One of the bigger roles we play is to bring global recognition of mountains so that resources flow into the mountains, and mountains stand on top of global agenda, especially as we embrace the new Sustainable Development Goals. Further, we also seek to make visible impact in the lives and livelihoods of the mountain people through the use of good knowledge, through capacity building, and policy engagement at various levels.

The various partner presentations at the Nay Pyi Taw meeting indicated that Myanmar’s mountains are unique, but face a similar set of critical challenges like other mountains of the Hindu Kush Himalayas: rapid social and ecological change; degradation and deterioration of ecosystem services; biodiversity loss due to unsustainable land use practices; high rates of poverty and outmigration; and other changes brought about by climate change and variability. However, these are also the areas of opportunity for us to work together in our pursuit of a better future for all. These include identifying niche high value products and linking mountain and hill people and products to markets through value chains. Ecotourism would not only bring benefits to local people but also promote conservation. Sustainable land and water management practices in the hills can better support livelihoods through increased production and provide adequate drinking water for health.
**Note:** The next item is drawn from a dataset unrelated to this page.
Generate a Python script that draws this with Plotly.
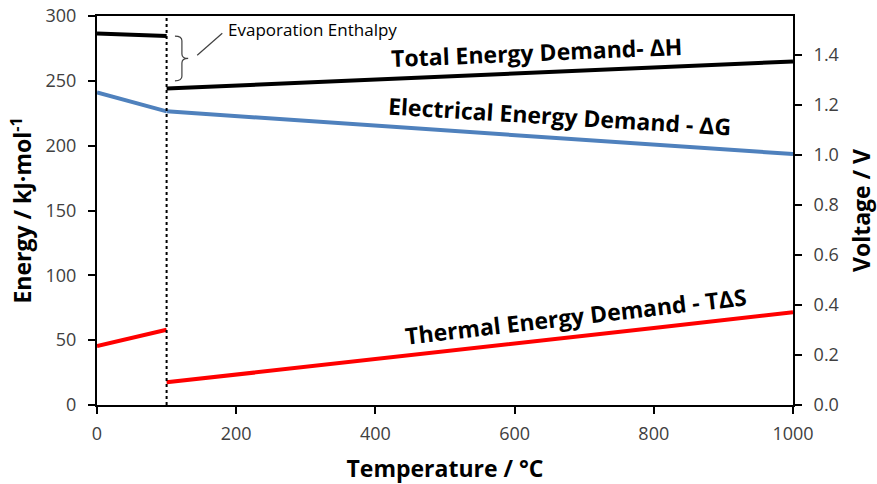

And information technology can provide critical information to isolated communities by connecting ‘village to space’.

We are happy to know that the Government of Myanmar takes our partnership seriously. Indeed, Honorable Minister U Win Tun put it succinctly when he said that his government considers the partnership with ICIMOD as “one of our international collaborations to fulfil our endeavor, determination, and commitment to conserve biodiversity and ecosystem services as well as to support development and climate change mitigation.”